Macchine agricole, la produzione italiana punta anche i mercati asiatici
Un traguardo ambizioso che ha però più di una ragione d'essere. Basta pensare che l'Asia possiede da sola il 35% dei territori agricoli presenti nel mondo (una percentuale enorme visto che il Nord America copre il 10% del totale della superficie agricola e l'Europa appena il 4%). E non solo, perché proprio l'Asia si trova nella condizione di dover investire in modo consistente per valorizzare questi territori, migliorarne la produttività, soddisfare fabbisogni alimentari crescenti. Si aprono grandi spazi di mercato, dunque, che certamente non si chiudono nemmeno in altre aree del globo. Per questo sempre FederUnacoma sta pensando di incrementare le azioni di promozione in altri paesi come l'Argentina, l'Australia, la Russia e il Sudafrica.
Che d'altra parte occorra fare attenzione alle dinamiche commerciali e alle opportunità che si presentano, lo dice l'andamento dei singoli mercati. I dati sulle immatricolazioni di macchine agricole in Italia mostrano una crescita delle vendite nei primi mesi del 2017. In attivo anche le immatricolazioni in Germania, Regno Unito e Spagna e tornano a correre le vendite in Cina e India, mentre in calo risultano quelle negli Stati Uniti e in Turchia.
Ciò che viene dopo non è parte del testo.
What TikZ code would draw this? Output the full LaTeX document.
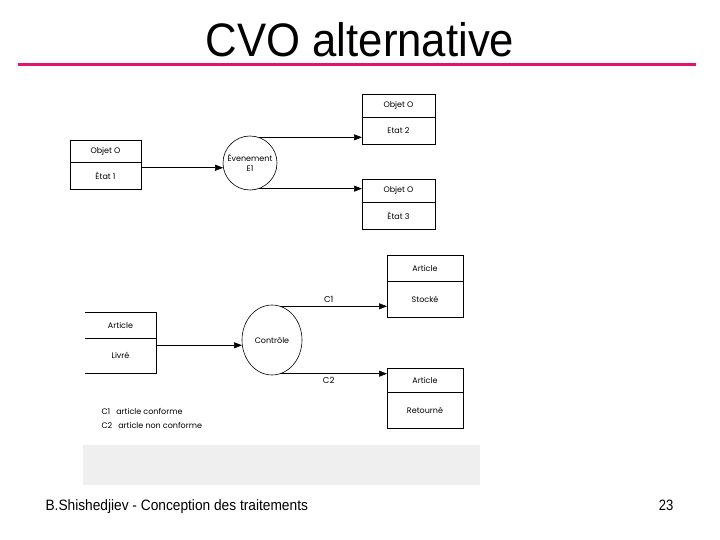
\documentclass[tikz,border=0pt]{standalone}
\usepackage{fontspec}
\setmainfont{Liberation Sans}
\newfontfamily\diagfont{Poppins}
\usepackage{tikz}
\usetikzlibrary{shapes.geometric, arrows.meta, positioning, calc}
\definecolor{titlepink}{RGB}{228,20,108}
\definecolor{panelgray}{RGB}{239,239,239}

\begin{document}
\begin{tikzpicture}[x=1pt, y=-1pt, font=\diagfont\fontsize{8}{9.5}\selectfont]
    % Node Styles
    \tikzstyle{hdr} = [rectangle, draw, minimum width=73pt, minimum height=23pt, inner sep=0pt, outer sep=0pt, line width=0.6pt]
    \tikzstyle{body} = [rectangle, draw, minimum width=73pt, minimum height=27pt, inner sep=0pt, outer sep=0pt, line width=0.6pt]
    \tikzstyle{event} = [circle, draw, minimum size=54pt, inner sep=0pt, align=center, line width=0.6pt]
    \tikzstyle{test} = [ellipse, draw, minimum width=60pt, minimum height=70pt, inner sep=0pt, line width=0.6pt]
    \tikzstyle{flow} = [draw, -{Triangle[length=8pt,width=6pt]}, line width=0.6pt]

    \useasboundingbox (0,0) rectangle (720,540);

    % --- TITLE ---
    \node[anchor=base, font=\rmfamily\fontsize{47}{50}\selectfont] (title) at (360,57) {\scalebox{0.93}[1]{CVO alternative}};
    \draw[titlepink, line width=3pt] (18,64.5) -- (696,64.5);

    % --- TOP: EVENT ---
    \node[hdr, minimum width=71pt, minimum height=22pt] (o1) at (105.5,151) {Objet O};
    \node[body, minimum width=71pt, below=0pt of o1] (e1) {État 1};
    \node[event] (ev) at (250,163) {Évenement\\E1};
    \node[hdr] (o2) at (398.5,105.5) {Objet O};
    \node[body, below=0pt of o2] (e2) {Etat 2};
    \node[hdr] (o3) at (398.5,190.5) {Objet O};
    \node[body, below=0pt of o3] (e3) {État 3};

    \path[flow] (ev.190 -| e1.east) -- (ev.190);
    \path[flow] (ev.70) -- (ev.70 -| e2.west);
    \path[flow] (ev.-70) -- (ev.-70 -| o3.west);

    % --- BOTTOM: CONTROL ---
    \node[hdr, draw=none, minimum width=71pt, minimum height=26pt] (a1) at (120.5,325) {Article};
    \node[body, draw=none, minimum width=71pt, minimum height=35pt, below=0pt of a1] (l1) {Livré};
    \draw[line width=0.6pt] (a1.north west) -- (a1.north east) -- (l1.south east) -- (l1.south west);
    \draw[line width=0.6pt] (a1.south west) -- (a1.south east);

    \node[test] (ctrl) at (272,340) {Contrôle};
    \node[hdr, minimum width=76pt, minimum height=26pt] (a2) at (425,268) {Article};
    \node[body, minimum width=76pt, minimum height=36pt, below=0pt of a2] (s2) {Stocké};
    \node[hdr, minimum width=76pt, minimum height=24pt] (a3) at (425,380) {Article};
    \node[body, minimum width=76pt, minimum height=36pt, below=0pt of a3] (r3) {Retourné};

    \path[flow] (ctrl.190 -| l1.east) -- (ctrl.190);
    \path[flow] (ctrl.75) -- node[above, pos=0.45, font=\diagfont\fontsize{8.5}{10}\selectfont] {C1} (ctrl.75 -| s2.west);
    \path[flow] (ctrl.-75) -- node[below, pos=0.45, font=\diagfont\fontsize{8.5}{10}\selectfont] {C2} (ctrl.-75 -| a3.west);

    % legend
    \node[anchor=west, align=left, font=\diagfont\fontsize{8}{14}\selectfont] (key) at (98,418) {C1\hspace{6pt}article conforme\\C2\hspace{6pt}article non conforme};

    % --- FOOTER ---
    \fill[panelgray] (83,445) rectangle (480,485);
    \node[anchor=base west, font=\rmfamily\fontsize{15}{18}\selectfont] (foot) at (42,510) {\scalebox{0.915}[1]{B.Shishedjiev - Conception des traitements}};
    \node[anchor=base east, font=\rmfamily\fontsize{15}{18}\selectfont] (page) at (677,510) {\scalebox{0.87}[1]{23}};

\end{tikzpicture}
\end{document}
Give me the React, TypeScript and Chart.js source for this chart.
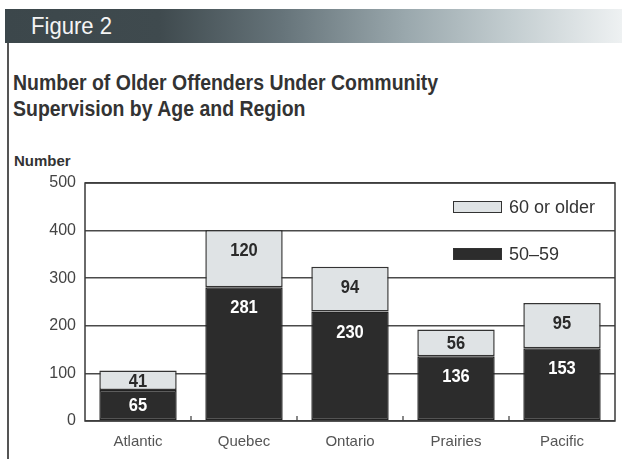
import React, { useEffect, useRef } from "react";
import { Chart, registerables } from "chart.js";

Chart.register(...registerables);

const categories = ["Atlantic", "Quebec", "Ontario", "Prairies", "Pacific"];
const age5059 = [65, 281, 230, 136, 153];
const age60plus = [41, 120, 94, 56, 95];
const seriesLabels = ["60 or older", "50\u201359"];
const yTicks = [0, 100, 200, 300, 400, 500];

const DARK = "#2c2c2c";
const LIGHT = "#dfe3e5";
const SANS = "'Liberation Sans', Arial, sans-serif";

const framePlugin = {
  id: "frame",
  afterDatasetsDraw(chart: any) {
    const { ctx, chartArea } = chart;
    const xs = chart.scales.x;
    ctx.save();
    ctx.strokeStyle = "#3a3a3a";
    ctx.lineWidth = 1.5;
    ctx.strokeRect(chartArea.left, chartArea.top, chartArea.right - chartArea.left, chartArea.bottom - chartArea.top);
    // small ticks between categories
    ctx.lineWidth = 1.2;
    for (let i = 0; i < categories.length - 1; i++) {
      const xp = (xs.getPixelForValue(i) + xs.getPixelForValue(i + 1)) / 2;
      ctx.beginPath();
      ctx.moveTo(xp, chartArea.bottom);
      ctx.lineTo(xp, chartArea.bottom - 5);
      ctx.stroke();
    }
    // value labels (condensed bold)
    ctx.textAlign = "center";
    ctx.textBaseline = "middle";
    ctx.font = `bold 19px ${SANS}`;
    chart.data.datasets.forEach((ds: any, di: number) => {
      const meta = chart.getDatasetMeta(di);
      meta.data.forEach((el: any, i: number) => {
        const top = Math.min(el.y, el.base);
        const bottom = Math.max(el.y, el.base);
        const y = Math.min(top + 20, (top + bottom) / 2);
        ctx.save();
        ctx.translate(el.x, y + 1);
        ctx.scale(0.87, 1);
        ctx.fillStyle = ds.labelColor;
        ctx.fillText(String(ds.data[i]), 0, 0);
        ctx.restore();
      });
    });
    // legend
    const lx = chartArea.right - 162;
    const items = [
      { label: seriesLabels[0], color: LIGHT, y: chartArea.top + 18 },
      { label: seriesLabels[1], color: DARK, y: chartArea.top + 65 },
    ];
    ctx.textAlign = "left";
    ctx.font = `18px ${SANS}`;
    items.forEach((it) => {
      ctx.fillStyle = it.color;
      ctx.fillRect(lx, it.y, 49, 12);
      ctx.strokeStyle = "#333";
      ctx.lineWidth = 1;
      ctx.strokeRect(lx + 0.5, it.y + 0.5, 48, 11);
      ctx.fillStyle = "#333";
      ctx.fillText(it.label, lx + 56, it.y + 7);
    });
    ctx.restore();
  },
};

export default function App() {
  const ref = useRef<HTMLCanvasElement>(null);
  useEffect(() => {
    if (!ref.current) return;
    const chart = new Chart(ref.current, {
      type: "bar",
      data: {
        labels: categories,
        datasets: [
          {
            label: seriesLabels[1],
            data: age5059,
            backgroundColor: DARK,
            borderColor: "#222",
            borderWidth: 1.5,
            borderSkipped: false,
            labelColor: "#ffffff",
          } as any,
          {
            label: seriesLabels[0],
            data: age60plus,
            backgroundColor: LIGHT,
            borderColor: "#333",
            borderWidth: 1.5,
            borderSkipped: false,
            labelColor: "#2a2a2a",
          } as any,
        ],
      },
      options: {
        animation: false,
        responsive: false,
        maintainAspectRatio: false,
        layout: { padding: { top: 33, right: 7, left: 0, bottom: 0 } },
        plugins: { legend: { display: false }, tooltip: { enabled: false }, title: { display: false } },
        datasets: { bar: { barPercentage: 0.73, categoryPercentage: 1 } },
        scales: {
          x: {
            stacked: true,
            grid: { display: false, drawTicks: false },
            border: { display: false },
            ticks: { color: "#555", font: { family: SANS, size: 15 }, padding: 12 },
            afterFit(s: any) { s.height = 38; },
          },
          y: {
            stacked: true,
            min: 0,
            max: 500,
            afterBuildTicks(s: any) { s.ticks = yTicks.map((v) => ({ value: v })); },
            grid: { color: "#4a4a4a", lineWidth: 1.5, drawTicks: false },
            border: { display: false },
            ticks: { color: "#444", font: { family: SANS, size: 16 }, padding: 9 },
            afterFit(s: any) { s.width = 85; },
          },
        },
      },
      plugins: [framePlugin],
    } as any);
    return () => chart.destroy();
  }, []);

  return (
    <div style={{ position: "fixed", left: 0, top: 0, width: 622, height: 459, background: "#fff", overflow: "hidden" }}>
      <div
        style={{
          position: "absolute", left: 5, top: 9, width: 617, height: 34,
          background: "linear-gradient(to right, #3c474b 0%, #3f4a4e 25%, #66747a 45%, #9aa8ad 65%, #c3cdd0 82%, #eef1f2 100%)",
        }}
      />
      <div style={{ position: "absolute", left: 31, top: 12, color: "#f4f4f4", font: `24px ${SANS}`, lineHeight: "28px", transform: "scaleX(0.92)", transformOrigin: "left top", whiteSpace: "nowrap" }}>
        Figure 2
      </div>
      <div style={{ position: "absolute", left: 7, top: 43, width: 2, height: 416, background: "#555" }} />
      <div style={{ position: "absolute", left: 13, top: 70, color: "#333", font: `bold 22px ${SANS}`, lineHeight: "26px", transform: "scaleX(0.885)", transformOrigin: "left top", whiteSpace: "nowrap" }}>
        Number of Older Offenders Under Community
        <br />
        Supervision by Age and Region
      </div>
      <div style={{ position: "absolute", left: 14, top: 152, color: "#333", font: `bold 15px ${SANS}`, lineHeight: "18px", whiteSpace: "nowrap" }}>
        Number
      </div>
      <div style={{ position: "absolute", left: 0, top: 150, width: 622, height: 309 }}>
        <canvas ref={ref} width={622} height={309} style={{ width: 622, height: 309 }} />
      </div>
    </div>
  );
}
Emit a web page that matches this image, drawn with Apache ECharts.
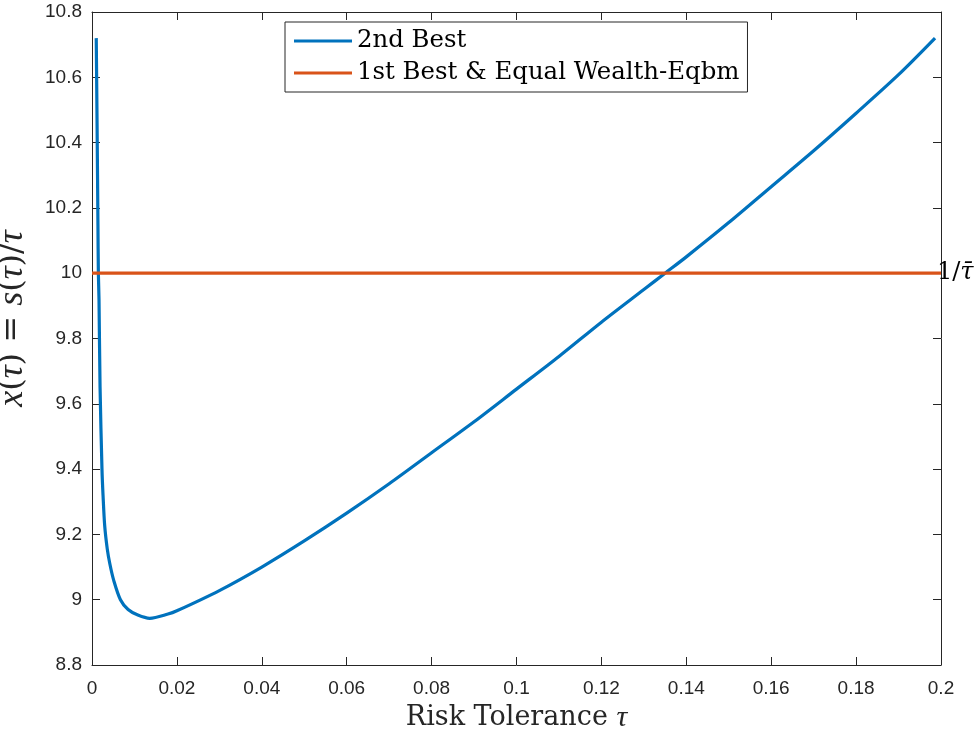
<!DOCTYPE html>
<html>
<head>
<meta charset="utf-8">
<script src="https://cdn.jsdelivr.net/npm/echarts@6/dist/echarts.min.js"></script>
<style>
  html, body { margin: 0; padding: 0; background: #fff; }
  #chart { width: 980px; height: 730px; }
</style>
</head>
<body>
<div id="chart"></div>
<script>
// values
var tau = [0.001, 0.0012, 0.0014, 0.0015, 0.00165, 0.0019, 0.00235, 0.0026, 0.003, 0.0036, 0.0042, 0.0051, 0.0067,
  0.0085, 0.0108, 0.0136, 0.0179, 0.02, 0.03, 0.04, 0.05, 0.06, 0.07, 0.08, 0.09, 0.1, 0.11, 0.12, 0.13, 0.135,
  0.14, 0.15, 0.16, 0.17, 0.18, 0.19, 0.1986];
var secondBest = [10.72, 10.45, 10.15, 10.0, 9.92, 9.65, 9.4, 9.32, 9.225, 9.155, 9.11, 9.06, 9.0,
  8.97, 8.953, 8.943, 8.956, 8.966, 9.028, 9.1, 9.18, 9.265, 9.355, 9.45, 9.545, 9.645, 9.745, 9.85, 9.95, 10.0,
  10.05, 10.155, 10.265, 10.375, 10.49, 10.608, 10.72];
var firstBestTau = [0, 0.2];
var firstBest = [10, 10];

var seriesNames = ['2nd Best', '1st Best & Equal Wealth-Eqbm'];

var ink = '#262626';
var serif = '"DejaVu Serif", "Liberation Serif", serif';
var mathIt = '"Liberation Serif", serif';

function pairs(xs, ys) {
  return xs.map(function (x, i) { return [x, ys[i]]; });
}
function fmt(v) {
  return String(parseFloat(v.toFixed(3)));
}

var chart = echarts.init(document.getElementById('chart'));

var axisCommon = {
  axisLine: { show: true, onZero: false, lineStyle: { color: ink, width: 1 } },
  axisTick: { show: true, inside: true, length: 8, lineStyle: { color: ink } },
  splitLine: { show: false }
};

chart.setOption({
  animation: false,
  grid: { left: 92, right: 39, top: 12, bottom: 65, containLabel: false, outerBoundsMode: 'none' },
  legend: {
    orient: 'vertical',
    left: 285,
    top: 22,
    data: seriesNames,
    icon: 'rect',
    itemWidth: 58,
    itemHeight: 3,
    itemGap: 8,
    padding: [7, 8, 7, 9],
    backgroundColor: '#fff',
    borderColor: ink,
    borderWidth: 1,
    borderRadius: 0,
    textStyle: { fontFamily: serif, fontSize: 24.4, color: '#000' }
  },
  xAxis: [
    Object.assign({
      type: 'value', min: 0, max: 0.2, interval: 0.02, position: 'bottom',
      name: '{n|Risk Tolerance }{i|τ}', nameLocation: 'middle', nameGap: 38,
      nameTextStyle: {
        rich: {
          n: { fontFamily: serif, fontSize: 27, color: ink },
          i: { fontFamily: mathIt, fontStyle: 'italic', fontSize: 30, color: ink }
        }
      },
      axisLabel: { color: ink, fontSize: 19, fontFamily: 'Liberation Sans, Arial', margin: 14, formatter: fmt }
    }, axisCommon),
    Object.assign({
      type: 'value', min: 0, max: 0.2, interval: 0.02, position: 'top',
      axisLabel: { show: false }
    }, axisCommon)
  ],
  yAxis: [
    Object.assign({
      type: 'value', min: 8.8, max: 10.8, interval: 0.2, position: 'left',
      name: '{i|x}{n|(}{i|τ}{n|) = }{i|s}{n|(}{i|τ}{n|)/}{i|τ}',
      nameLocation: 'middle', nameGap: 61, nameRotate: 90,
      nameTextStyle: {
        color: ink,
        padding: [0, 0, 0, 40],
        rich: {
          i: { fontFamily: mathIt, fontStyle: 'italic', fontSize: 36, color: ink },
          n: { fontFamily: serif, fontSize: 32, color: ink }
        }
      },
      axisLabel: { color: ink, fontSize: 19, fontFamily: 'Liberation Sans, Arial', margin: 10, formatter: fmt }
    }, axisCommon),
    Object.assign({
      type: 'value', min: 8.8, max: 10.8, interval: 0.2, position: 'right',
      axisLabel: { show: false }
    }, axisCommon)
  ],
  series: [
    {
      name: seriesNames[0],
      type: 'line',
      data: pairs(tau, secondBest),
      showSymbol: false,
      smooth: 0.3,
      lineStyle: { color: '#0072BD', width: 3.2, join: 'round' },
      itemStyle: { color: '#0072BD' },
      z: 2
    },
    {
      name: seriesNames[1],
      type: 'line',
      data: pairs(firstBestTau, firstBest),
      showSymbol: false,
      lineStyle: { color: '#D95319', width: 3.2 },
      itemStyle: { color: '#D95319' },
      z: 3,
      endLabel: {
        show: true,
        distance: -4,
        formatter: '{n|1/}{i|τ̄}',
        rich: {
          n: { fontFamily: serif, fontSize: 24, color: '#000' },
          i: { fontFamily: '"DejaVu Serif", serif', fontStyle: 'italic', fontSize: 24, color: '#000' }
        }
      }
    }
  ]
});
</script>
</body>
</html>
Mercato altalenante, dunque, almeno dal punto di vista geografico. Ma comunque in grado di far registrare una crescita che va però governata. Con un'attenzione particolare anche alla politica. Nel prossimo futuro lo sviluppo dei commerci di macchine agricole sarà fortemente influenzato da variabili che con la tecnica hanno poco a che fare. Gli esempi più chiari da questo punto di vista sono quelli della Brexit, ma anche delle politiche commerciali annunciate da Donald Trump, i rapporti con la Russia, il clima politico in Turchia e gli sviluppi dei conflitti in Medioriente e nei Paesi arabi. Tutte circostanze che «bloccano piani di sviluppo dell'agricoltura che avrebbero importanti ricadute anche in termini di meccanizzazione agricola». Grande attenzione, quindi, per un settore che rimane una delle punte di diamante della nostra industria e che ogni anno produce per un valore di oltre dieci miliardi di euro ed esporta per quasi cinque.